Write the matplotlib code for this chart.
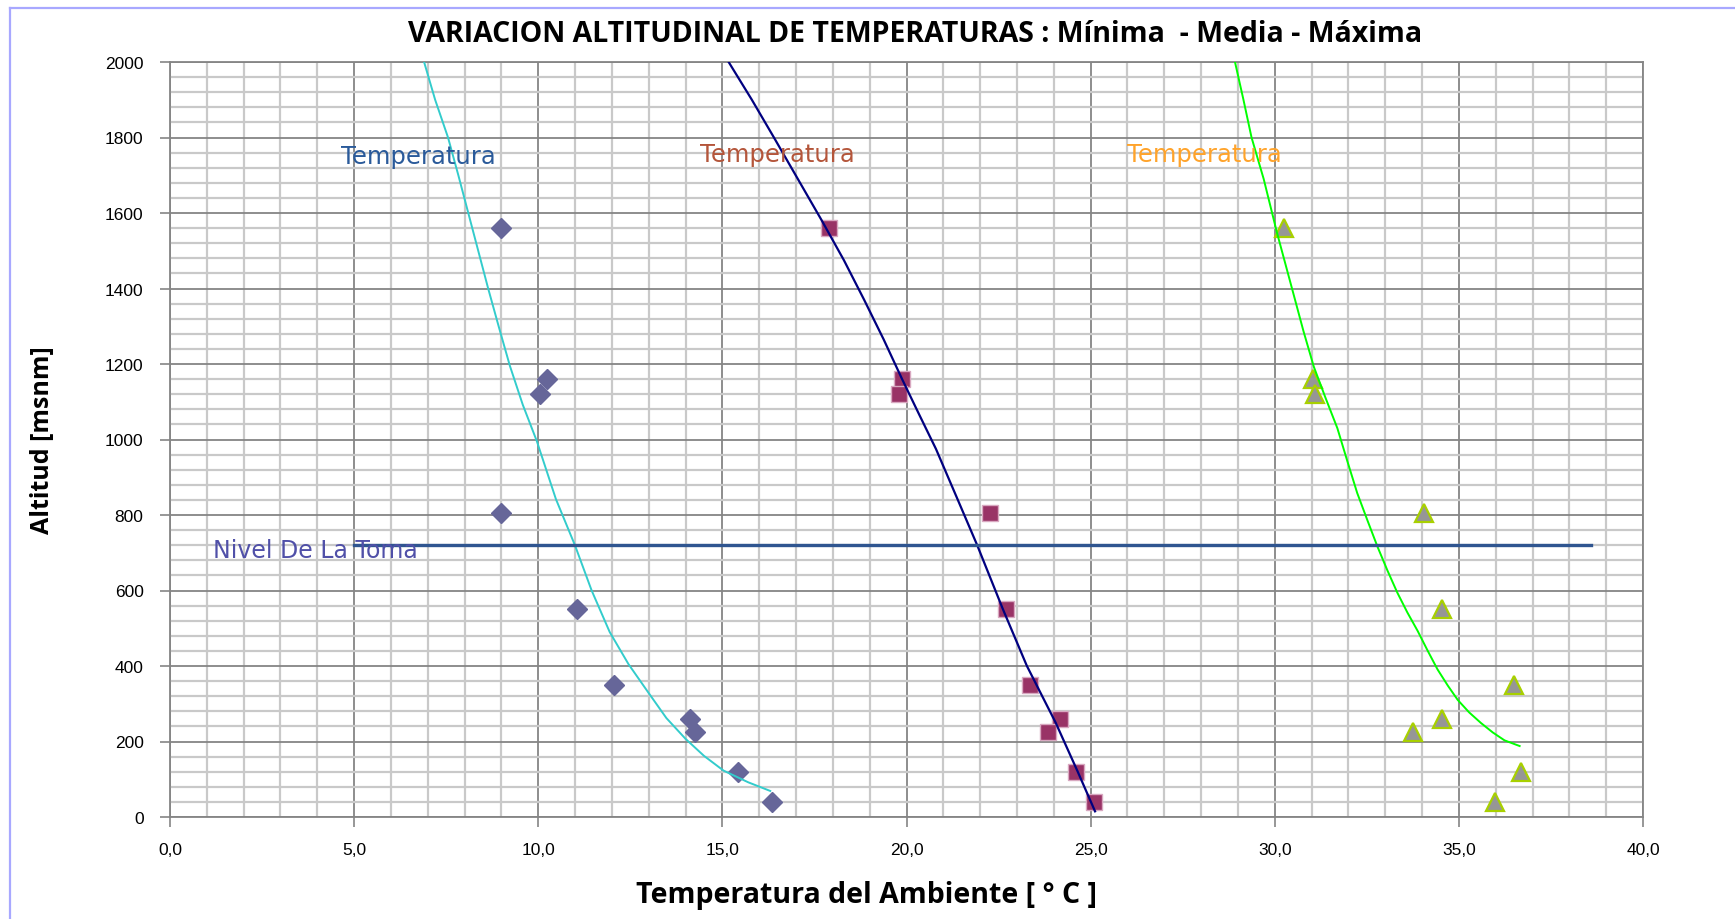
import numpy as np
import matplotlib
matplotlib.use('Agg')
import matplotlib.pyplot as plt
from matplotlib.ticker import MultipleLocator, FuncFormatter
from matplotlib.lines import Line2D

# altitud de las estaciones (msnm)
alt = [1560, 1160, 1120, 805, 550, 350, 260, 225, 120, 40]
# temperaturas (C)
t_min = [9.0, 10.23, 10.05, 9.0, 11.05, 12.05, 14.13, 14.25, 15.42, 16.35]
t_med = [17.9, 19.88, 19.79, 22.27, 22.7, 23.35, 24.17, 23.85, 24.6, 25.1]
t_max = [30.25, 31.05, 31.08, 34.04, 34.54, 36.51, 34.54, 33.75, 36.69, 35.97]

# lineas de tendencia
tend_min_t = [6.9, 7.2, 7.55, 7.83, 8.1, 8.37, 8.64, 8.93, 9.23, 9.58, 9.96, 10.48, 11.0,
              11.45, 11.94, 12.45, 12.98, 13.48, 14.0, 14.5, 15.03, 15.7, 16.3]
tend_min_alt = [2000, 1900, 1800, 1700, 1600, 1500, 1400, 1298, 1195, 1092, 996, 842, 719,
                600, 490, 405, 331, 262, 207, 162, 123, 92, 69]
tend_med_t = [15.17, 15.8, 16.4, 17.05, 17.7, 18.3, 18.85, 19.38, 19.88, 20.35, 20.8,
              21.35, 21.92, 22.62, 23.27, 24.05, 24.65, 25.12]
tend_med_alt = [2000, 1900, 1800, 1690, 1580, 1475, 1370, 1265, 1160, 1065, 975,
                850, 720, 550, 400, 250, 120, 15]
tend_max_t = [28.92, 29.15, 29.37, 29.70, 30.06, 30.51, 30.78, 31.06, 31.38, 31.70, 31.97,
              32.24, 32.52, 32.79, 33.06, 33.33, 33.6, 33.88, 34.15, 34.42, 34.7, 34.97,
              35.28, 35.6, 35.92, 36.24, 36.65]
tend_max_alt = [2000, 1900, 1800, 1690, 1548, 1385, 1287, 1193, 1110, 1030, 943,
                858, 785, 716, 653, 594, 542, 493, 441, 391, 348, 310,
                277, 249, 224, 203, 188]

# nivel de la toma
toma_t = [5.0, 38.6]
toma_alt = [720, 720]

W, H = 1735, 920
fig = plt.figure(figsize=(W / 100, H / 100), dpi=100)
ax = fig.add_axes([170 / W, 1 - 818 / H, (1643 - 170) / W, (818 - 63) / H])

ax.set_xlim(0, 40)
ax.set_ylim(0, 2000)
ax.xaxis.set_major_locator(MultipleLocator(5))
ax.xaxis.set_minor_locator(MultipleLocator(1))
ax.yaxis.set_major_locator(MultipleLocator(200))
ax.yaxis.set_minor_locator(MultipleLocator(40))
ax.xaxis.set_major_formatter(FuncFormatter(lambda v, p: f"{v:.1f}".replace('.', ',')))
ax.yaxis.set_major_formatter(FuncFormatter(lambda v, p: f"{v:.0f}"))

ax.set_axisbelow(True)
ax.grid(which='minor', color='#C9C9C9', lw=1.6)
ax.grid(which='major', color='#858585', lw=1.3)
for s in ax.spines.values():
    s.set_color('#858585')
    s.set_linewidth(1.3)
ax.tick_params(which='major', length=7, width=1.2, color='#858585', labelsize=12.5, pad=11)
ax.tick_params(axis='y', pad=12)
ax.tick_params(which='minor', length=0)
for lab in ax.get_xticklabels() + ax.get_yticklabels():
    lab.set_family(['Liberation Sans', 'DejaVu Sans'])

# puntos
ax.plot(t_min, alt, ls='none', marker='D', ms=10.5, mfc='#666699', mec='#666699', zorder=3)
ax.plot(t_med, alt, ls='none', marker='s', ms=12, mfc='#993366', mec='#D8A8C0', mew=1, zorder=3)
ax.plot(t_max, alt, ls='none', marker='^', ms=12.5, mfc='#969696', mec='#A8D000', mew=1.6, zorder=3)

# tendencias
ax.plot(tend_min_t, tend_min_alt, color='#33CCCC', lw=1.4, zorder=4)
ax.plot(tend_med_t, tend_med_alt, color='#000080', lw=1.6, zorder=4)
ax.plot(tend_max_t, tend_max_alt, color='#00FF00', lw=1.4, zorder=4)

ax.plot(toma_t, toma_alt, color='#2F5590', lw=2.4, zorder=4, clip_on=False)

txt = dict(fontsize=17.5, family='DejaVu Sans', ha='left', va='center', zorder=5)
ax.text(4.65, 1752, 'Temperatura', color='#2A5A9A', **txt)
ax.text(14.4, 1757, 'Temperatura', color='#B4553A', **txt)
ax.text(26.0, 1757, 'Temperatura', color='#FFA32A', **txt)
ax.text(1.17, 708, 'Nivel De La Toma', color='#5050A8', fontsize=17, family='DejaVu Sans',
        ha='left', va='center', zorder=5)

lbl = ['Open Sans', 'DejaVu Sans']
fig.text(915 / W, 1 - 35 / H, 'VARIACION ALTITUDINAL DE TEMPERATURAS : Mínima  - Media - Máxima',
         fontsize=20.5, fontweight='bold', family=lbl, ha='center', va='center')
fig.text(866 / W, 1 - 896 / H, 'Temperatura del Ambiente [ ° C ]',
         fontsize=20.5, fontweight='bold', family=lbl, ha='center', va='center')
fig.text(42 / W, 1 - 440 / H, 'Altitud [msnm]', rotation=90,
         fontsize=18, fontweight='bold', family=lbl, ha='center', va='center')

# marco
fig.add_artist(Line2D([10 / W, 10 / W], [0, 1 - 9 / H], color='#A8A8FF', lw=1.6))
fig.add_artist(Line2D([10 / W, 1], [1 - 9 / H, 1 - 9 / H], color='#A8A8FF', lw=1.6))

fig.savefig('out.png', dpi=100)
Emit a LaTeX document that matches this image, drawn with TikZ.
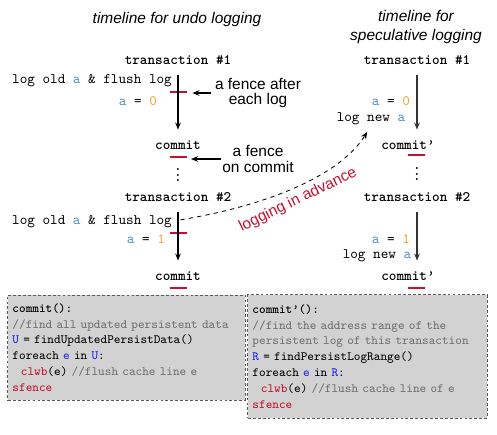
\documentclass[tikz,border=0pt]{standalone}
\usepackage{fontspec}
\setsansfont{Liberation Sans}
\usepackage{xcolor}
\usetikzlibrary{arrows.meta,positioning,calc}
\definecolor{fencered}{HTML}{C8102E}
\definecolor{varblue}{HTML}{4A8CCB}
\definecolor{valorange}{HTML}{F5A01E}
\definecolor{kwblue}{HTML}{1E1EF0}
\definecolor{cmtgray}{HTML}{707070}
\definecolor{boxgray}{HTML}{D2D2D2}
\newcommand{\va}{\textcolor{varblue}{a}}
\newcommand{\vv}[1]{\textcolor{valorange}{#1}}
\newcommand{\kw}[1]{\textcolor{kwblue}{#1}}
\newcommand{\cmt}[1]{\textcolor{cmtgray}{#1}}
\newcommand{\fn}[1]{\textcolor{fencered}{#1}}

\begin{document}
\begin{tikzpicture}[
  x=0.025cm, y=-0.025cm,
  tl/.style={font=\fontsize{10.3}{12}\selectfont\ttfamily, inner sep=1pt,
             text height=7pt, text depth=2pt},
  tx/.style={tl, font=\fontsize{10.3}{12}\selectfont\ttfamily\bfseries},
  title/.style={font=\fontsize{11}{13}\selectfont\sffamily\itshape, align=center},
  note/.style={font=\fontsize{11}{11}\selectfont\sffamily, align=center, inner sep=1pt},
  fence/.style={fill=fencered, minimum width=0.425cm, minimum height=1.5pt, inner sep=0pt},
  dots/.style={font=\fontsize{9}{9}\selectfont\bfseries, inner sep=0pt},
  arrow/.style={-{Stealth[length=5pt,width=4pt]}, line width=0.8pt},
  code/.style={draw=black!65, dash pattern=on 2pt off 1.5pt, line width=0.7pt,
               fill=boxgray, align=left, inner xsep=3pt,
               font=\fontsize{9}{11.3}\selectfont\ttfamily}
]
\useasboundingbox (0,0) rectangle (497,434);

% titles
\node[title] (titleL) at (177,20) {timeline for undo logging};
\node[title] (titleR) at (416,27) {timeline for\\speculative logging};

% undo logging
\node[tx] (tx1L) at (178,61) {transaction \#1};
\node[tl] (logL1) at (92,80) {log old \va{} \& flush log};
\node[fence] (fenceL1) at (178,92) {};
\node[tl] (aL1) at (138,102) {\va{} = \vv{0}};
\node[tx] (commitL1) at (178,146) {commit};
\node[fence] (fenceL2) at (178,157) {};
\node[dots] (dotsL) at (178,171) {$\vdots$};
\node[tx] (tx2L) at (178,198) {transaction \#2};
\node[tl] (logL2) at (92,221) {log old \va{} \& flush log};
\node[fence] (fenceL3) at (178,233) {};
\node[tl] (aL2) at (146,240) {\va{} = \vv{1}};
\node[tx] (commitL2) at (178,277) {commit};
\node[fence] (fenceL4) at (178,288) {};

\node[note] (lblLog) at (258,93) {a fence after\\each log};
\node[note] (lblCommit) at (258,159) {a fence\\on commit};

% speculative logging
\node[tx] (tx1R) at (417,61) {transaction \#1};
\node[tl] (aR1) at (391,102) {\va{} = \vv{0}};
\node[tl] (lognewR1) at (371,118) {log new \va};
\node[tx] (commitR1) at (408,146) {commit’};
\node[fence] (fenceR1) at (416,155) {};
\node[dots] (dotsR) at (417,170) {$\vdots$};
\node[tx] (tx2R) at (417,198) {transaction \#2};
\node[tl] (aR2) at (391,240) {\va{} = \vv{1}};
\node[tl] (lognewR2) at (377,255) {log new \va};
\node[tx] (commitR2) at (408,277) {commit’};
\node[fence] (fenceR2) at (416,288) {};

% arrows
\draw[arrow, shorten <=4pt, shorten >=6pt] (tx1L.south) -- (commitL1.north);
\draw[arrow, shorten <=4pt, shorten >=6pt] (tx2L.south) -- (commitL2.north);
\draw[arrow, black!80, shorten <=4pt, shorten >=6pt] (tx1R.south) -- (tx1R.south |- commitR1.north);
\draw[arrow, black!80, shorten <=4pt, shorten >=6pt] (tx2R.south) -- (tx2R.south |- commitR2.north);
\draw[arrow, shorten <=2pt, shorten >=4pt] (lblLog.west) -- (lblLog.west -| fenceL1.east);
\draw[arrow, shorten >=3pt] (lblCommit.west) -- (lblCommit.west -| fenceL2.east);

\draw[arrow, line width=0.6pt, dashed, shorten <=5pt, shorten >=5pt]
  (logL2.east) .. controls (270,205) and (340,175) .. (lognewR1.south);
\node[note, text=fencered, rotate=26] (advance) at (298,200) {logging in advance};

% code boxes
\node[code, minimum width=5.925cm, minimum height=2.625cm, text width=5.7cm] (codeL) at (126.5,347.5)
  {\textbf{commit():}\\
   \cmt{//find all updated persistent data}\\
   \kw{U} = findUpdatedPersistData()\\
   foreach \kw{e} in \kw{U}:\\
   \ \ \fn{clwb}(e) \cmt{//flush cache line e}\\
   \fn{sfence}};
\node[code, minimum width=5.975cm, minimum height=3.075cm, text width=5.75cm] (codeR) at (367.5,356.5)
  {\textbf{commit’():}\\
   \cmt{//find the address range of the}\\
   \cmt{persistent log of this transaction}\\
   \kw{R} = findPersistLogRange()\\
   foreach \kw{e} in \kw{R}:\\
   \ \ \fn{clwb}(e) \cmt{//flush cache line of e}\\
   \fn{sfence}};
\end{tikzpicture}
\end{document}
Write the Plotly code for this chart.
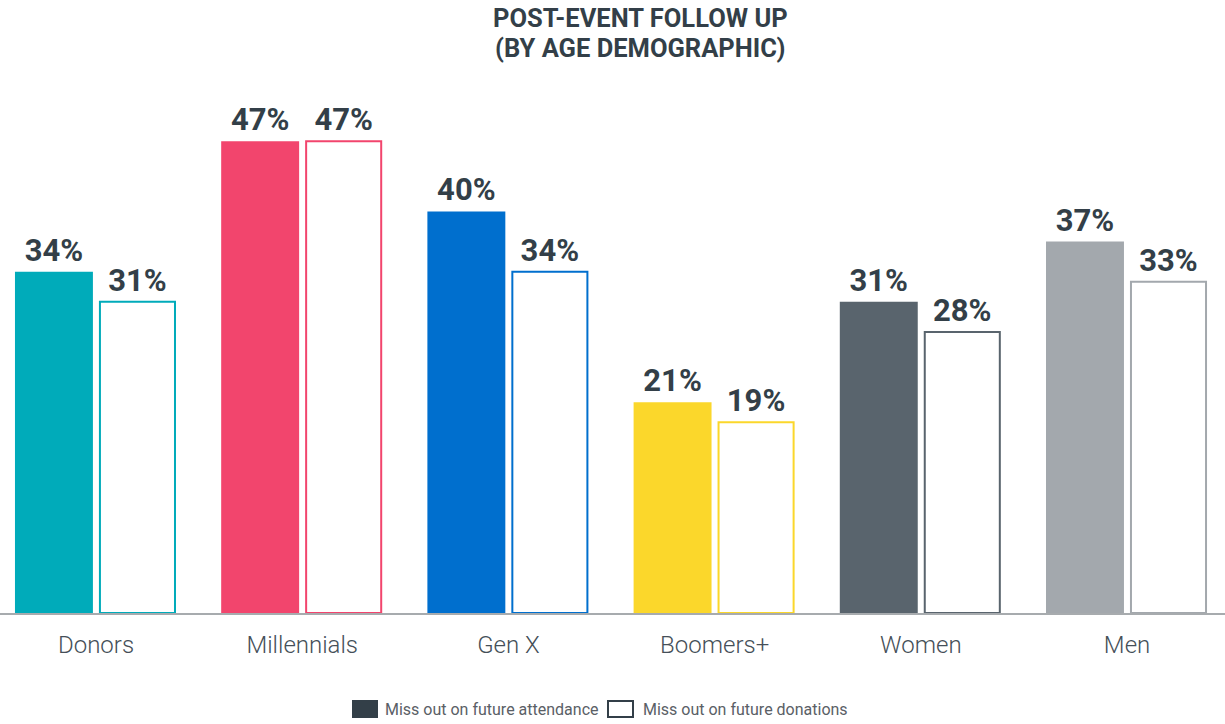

════════

The task:
Extract the lines exactly, please: the first line of the listing, the line with "from matplotlib.lines import Line2D", and every line between them, but no pictures.

Result of the task:
Write the matplotlib code for this chart.
import numpy as np
import matplotlib
matplotlib.use('Agg')
import matplotlib.pyplot as plt
from matplotlib.ticker import MultipleLocator, FuncFormatter
from matplotlib.lines import Line2D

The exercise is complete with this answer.